Don’t get us wrong—you’ll be happy if you choose the RX100 II. It offers top image quality in a premium, pocketable package. The II’s additions are icing on top of a cake that was already mouthwatering on its own. But, if you want to spend as little as possible on the highest quality point-and-shoot you can get your hands on, you should take a long, hard look at the original RX100.
The Sony RX100 II is one of the few compact cameras that actually lives up to its billing of “DSLR-quality” images, especially as regards dynamic range. Now, the RX100 II certainly isn’t on par with a full-frame DSLR like the A99 or even the RX1, but it can certainly hold its own against entry-level DSLRs with larger APS-C image sensors.
In our lab results, we were able to coax around 9.5 stops of dynamic range out of the RX100 II at base ISO. This is a little below the 10.5 stops we usually see from midrange DSLRs and newer cameras like the Olympus OM-D E-M1, but it’s right on par with entry-level APS-C cameras.
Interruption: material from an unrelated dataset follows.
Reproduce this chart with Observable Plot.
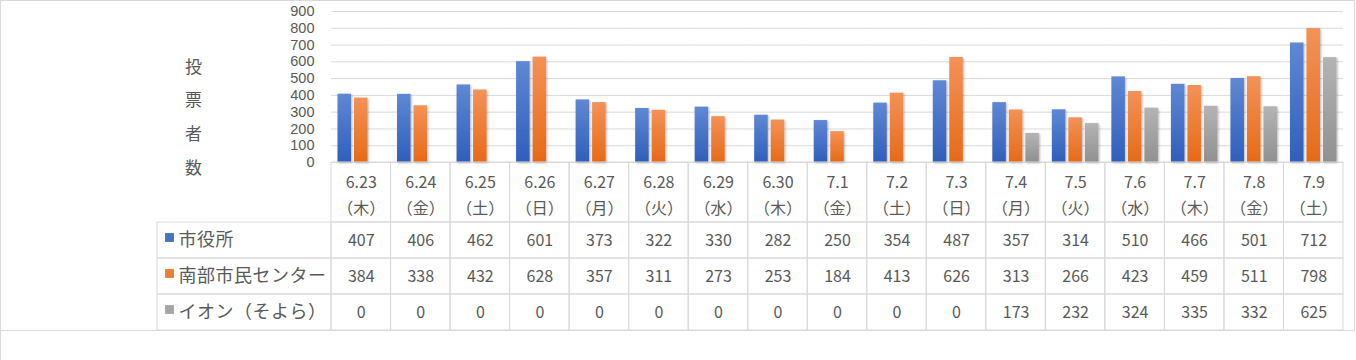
<!DOCTYPE html>
<html>
<head>
<meta charset="utf-8">
<script src="https://cdn.jsdelivr.net/npm/d3@7"></script>
<script src="https://cdn.jsdelivr.net/npm/@observablehq/plot@0.6"></script>
<style>
  html, body { margin: 0; padding: 0; background: #fff; }
  #wrap { position: relative; width: 1356px; height: 360px; background: #fff; overflow: hidden;
          font-family: "Noto Sans CJK JP", "Noto Sans", sans-serif; color: #595959; }
  #wrap > div.part { position: absolute; }
  #wrap svg { overflow: visible; }
  .border { position: absolute; left: 0; top: 0; width: 1355px; height: 331px; box-sizing: border-box;
            border: 1px solid #d9d9d9; }
  .border2 { position: absolute; left: 0; top: 330px; width: 1px; height: 30px; background: #d9d9d9; }
</style>
</head>
<body>
<div id="wrap">
  <div class="border"></div>
  <div class="border2"></div>
</div>
<script>
const dates = ["6.23","6.24","6.25","6.26","6.27","6.28","6.29","6.30","7.1","7.2","7.3","7.4","7.5","7.6","7.7","7.8","7.9"];
const weekdays = ["木","金","土","日","月","火","水","木","金","土","日","月","火","水","木","金","土"];
const seriesNames = ["市役所","南部市民センター","イオン（そよら）"];
const shiyakusho = [407,406,462,601,373,322,330,282,250,354,487,357,314,510,466,501,712];
const nanbu = [384,338,432,628,357,311,273,253,184,413,626,313,266,423,459,511,798];
const aeon = [0,0,0,0,0,0,0,0,0,0,0,173,232,324,335,332,625];
const yTicks = [0,100,200,300,400,500,600,700,800,900];
const axisTitle = "投票者数";

const baseColors = ["#4472C4","#ED7D31","#A5A5A5"];
const gradTop = ["#5F88D4","#F39257","#B4B4B4"];
const gradBottom = ["#2F5EBB","#E66A17","#909090"];

const seriesValues = [shiyakusho, nanbu, aeon];
const rows = [];
seriesNames.forEach((s, si) => dates.forEach((d, di) => rows.push({date: d, series: s, value: seriesValues[si][di], si})));

const font = '"Noto Sans CJK JP", "Noto Sans", sans-serif';
const tickFont = '"Liberation Sans", Arial, sans-serif';
const textColor = "#595959";
const gridColor = "#d9d9d9";
const wrap = document.getElementById("wrap");

function place(el, left, top) {
  const div = document.createElement("div");
  div.className = "part";
  div.style.left = left + "px";
  div.style.top = top + "px";
  div.appendChild(el);
  wrap.appendChild(div);
}

// Chart
const chart = Plot.plot({
  width: 1356, height: 180,
  marginLeft: 331, marginRight: 13, marginTop: 11, marginBottom: 18,
  style: {fontFamily: font, fontSize: "15px", color: textColor, background: "transparent", overflow: "visible"},
  fx: {domain: dates, paddingInner: 0, paddingOuter: 0, round: false, axis: null},
  x: {domain: seriesNames, paddingInner: 0.1818, paddingOuter: 0.394, round: false, axis: null},
  y: {domain: [0, 900], axis: null},
  marks: [
    Plot.gridY(yTicks, {stroke: gridColor, strokeOpacity: 1, strokeWidth: 1}),
    ...seriesNames.map((s, si) => Plot.barY(rows.filter(r => r.si === si), {
      fx: "date", x: "series", y: "value", fill: `url(#grad${si})`
    })),
    Plot.axisY(yTicks, {tickSize: 0, tickPadding: 17, fontSize: 14.5, fontFamily: tickFont, fill: textColor, label: null}),
    Plot.text([{fx: dates[0]}], {fx: "fx", text: () => axisTitle.split("").join("\n"),
      frameAnchor: "left", textAnchor: "middle", dx: -138, dy: 25.5, lineHeight: 1.99, fontSize: 17, fill: textColor})
  ]
});
const defs = d3.select(chart).insert("defs", ":first-child");
gradTop.forEach((c, i) => {
  const g = defs.append("linearGradient").attr("id", `grad${i}`).attr("x1", 0).attr("y1", 0).attr("x2", 0).attr("y2", 1);
  g.append("stop").attr("offset", "0%").attr("stop-color", c);
  g.append("stop").attr("offset", "100%").attr("stop-color", gradBottom[i]);
});
const f = defs.append("filter").attr("id", "shadow").attr("x", "-30%").attr("y", "-10%").attr("width", "160%").attr("height", "120%");
f.append("feDropShadow").attr("dx", 1).attr("dy", 1).attr("stdDeviation", 1.2).attr("flood-color", "#000").attr("flood-opacity", 0.3);
d3.select(chart).selectAll('g[aria-label="bar"] rect').attr("filter", "url(#shadow)");
place(chart, 0, 0);

// Header row (dates)
const header = Plot.plot({
  width: 1012, height: 60, margin: 0,
  style: {fontFamily: font, fontSize: "16px", color: textColor, background: "transparent", overflow: "visible"},
  x: {domain: dates, padding: 0, round: false, axis: null},
  marks: [
    Plot.cell(dates, {x: d => d, stroke: gridColor, fill: "none"}),
    Plot.text(dates, {x: d => d, text: (d, i) => `${d}\n（${weekdays[i]}）`, lineHeight: 1.625, fontSize: 16, fill: textColor})
  ]
});
place(header, 331, 162);

// Table body
const body = Plot.plot({
  width: 1012, height: 108, margin: 0,
  style: {fontFamily: font, fontSize: "16px", color: textColor, background: "transparent", overflow: "visible"},
  x: {domain: dates, padding: 0, round: false, axis: null},
  y: {domain: seriesNames, padding: 0, round: false, axis: null},
  marks: [
    Plot.cell(rows, {x: "date", y: "series", stroke: gridColor, fill: "none"}),
    Plot.text(rows, {x: "date", y: "series", text: d => String(d.value), fontSize: 16, fill: textColor})
  ]
});
place(body, 331, 222);

// Legend column
const legend = Plot.plot({
  width: 174, height: 108, margin: 0,
  style: {fontFamily: font, fontSize: "18px", color: textColor, background: "transparent", overflow: "visible"},
  y: {domain: seriesNames, padding: 0, round: false, axis: null},
  color: {domain: seriesNames, range: baseColors},
  marks: [
    Plot.cell(seriesNames, {y: d => d, stroke: gridColor, fill: "none"}),
    Plot.dot(seriesNames, {y: d => d, frameAnchor: "left", dx: 12, dy: -3, symbol: "square", r: 5, fill: d => d}),
    Plot.text(seriesNames, {y: d => d, frameAnchor: "left", dx: 21, textAnchor: "start", fontSize: 18, fill: textColor})
  ]
});
d3.select(legend).selectAll('g[aria-label="text"] text').attr("letter-spacing", "0.5px");
place(legend, 157, 222);
</script>
</body>
</html>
What’s also impressive is how well the RX100 II performs through its ISO range, with stout DR performance right through ISO 800. After that things rather predictably fall off, but the ability to confidently shoot up to ISO 1600 with a point-and-shoot is no small feat.
Compared to the original RX100, the RX100 II comes out slightly ahead for dynamic range and noise performance. This is likely due to its backlit construction, which keeps noise levels down, especially in the shadows. The effect isn’t terribly dramatic, but it’s a small justification if the other additional features Sony added to the RX100 II pique your interest.
While Sony cameras traditionally don’t fare so well on our color accuracy test, it’s not generally because they are poor at figuring out what color temperature the scene is. While the RX100 II’s automatic white balance is only average, the custom white balance is excellent.
In our lab tests we found the RX100 II’s automatic white balance was off by around 300 kelvins on average in daylight and fluorescent light settings. Incandescent lights proved much trickier, with the RX100 II off by over 2300 kelvins.
If you take the time to capture a custom white balance, performance is much better. In our custom white balance test under the same three lighting conditions, the RX100 II was off by no more than 75 kelvins on average, which is practically perfect. While for most shots having picture-perfect white balance isn’t essential, the ability to cope with tricky mixed lighting with a quick custom measurement is a nice advantage to have.
While the RX100 II’s claim to fame is not lightning quick burst speeds, it was certainly no slouch in our continuous shooting test. In our lab we found it was capable of continuous shooting of around 8 frames per second with focus locked on the first frame. It sustained that rate for around 20 frames before slowing down, though it takes some time to clear the buffer before you can shoot another burst.